Would we humans have come so far without conflict? Have not environmental and human challanges caused us to seek ways toimprove our lot? To make us inventive?
Here’s a thought for a story, what if instead of the centenary of the First War in 2014 it was instead the 100th year of a conflict that is yet to end, the entire world bleeding itself dry and perfecting the means to slaughter, defend and produce ranks of fresh combatants in perfect self-destructive balance? The lack of ‘available’ men leading to widespread polygamy, two sides splitting the world’s resources in half, a balanced fight that can never have a winner but choices conflict over peace?

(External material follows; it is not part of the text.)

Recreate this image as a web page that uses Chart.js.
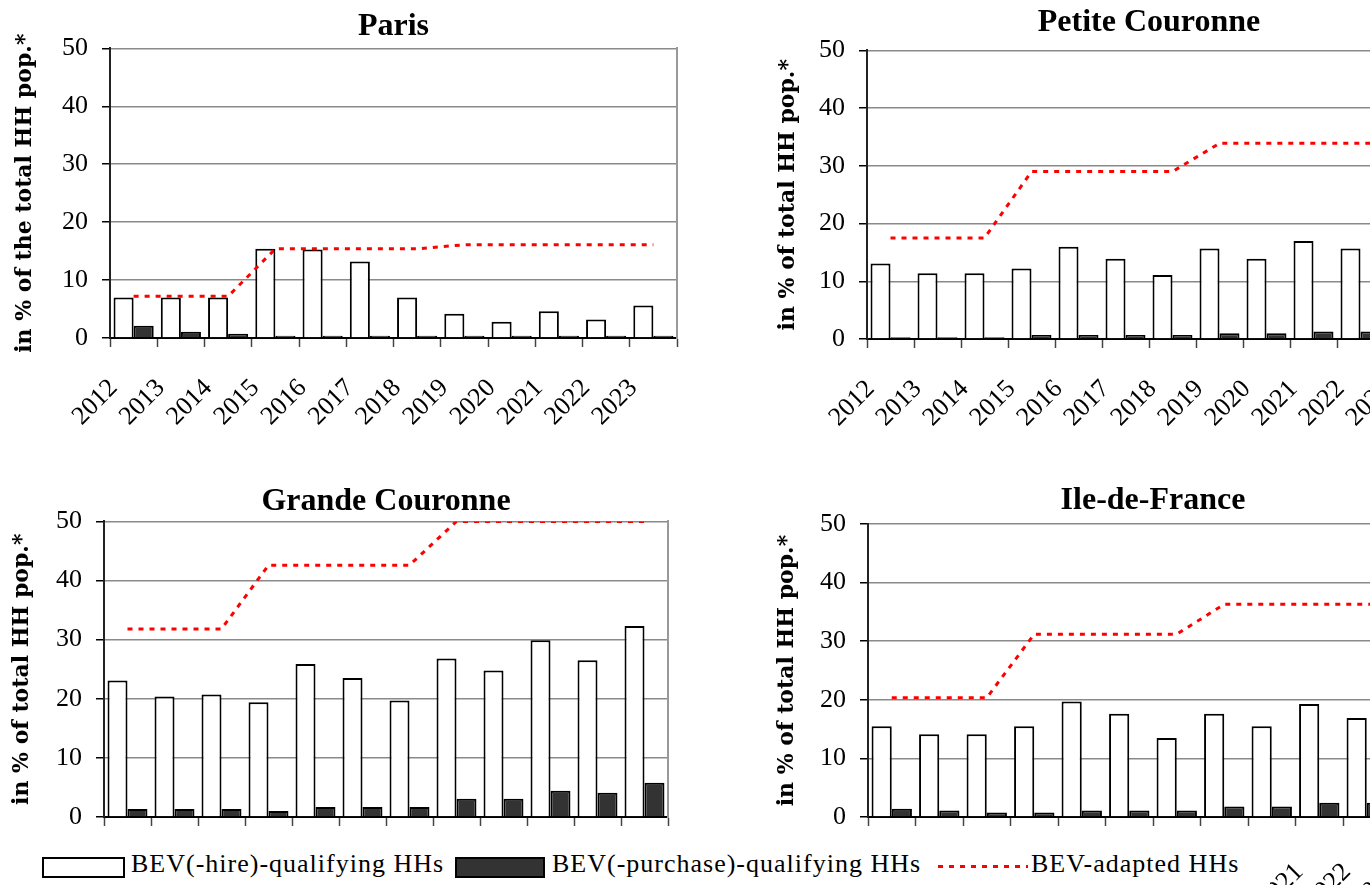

What if the ability and speed of amputating and replacing limbs allowed the ‘modern’soldier to be recycled constantly from spare parts? They would be put back together in a field station and sent out again ’til it got to the stage where you didn’t know who or what you were.
Or the story of a young soldier, wounded and slipping into a deep, water-filled shellhole who apparently goes on to live a fulfilling life but with the nagging feeling that he will drown at any moment only to discover that he’s had no life at all and was still in that shell-hole not celebrating his 25th wedding anniversary amongst family and friends.
Does anyone recall an antewar film that features what the ‘authorities’ think is a brain dead ‘creature’ without limbs or face who to their horror they discover decades after the war, having kept ‘it’ alive is actually conscious? There response is not to put it out of its suffering, but to wheel ‘him’ into a darke, hidden away room.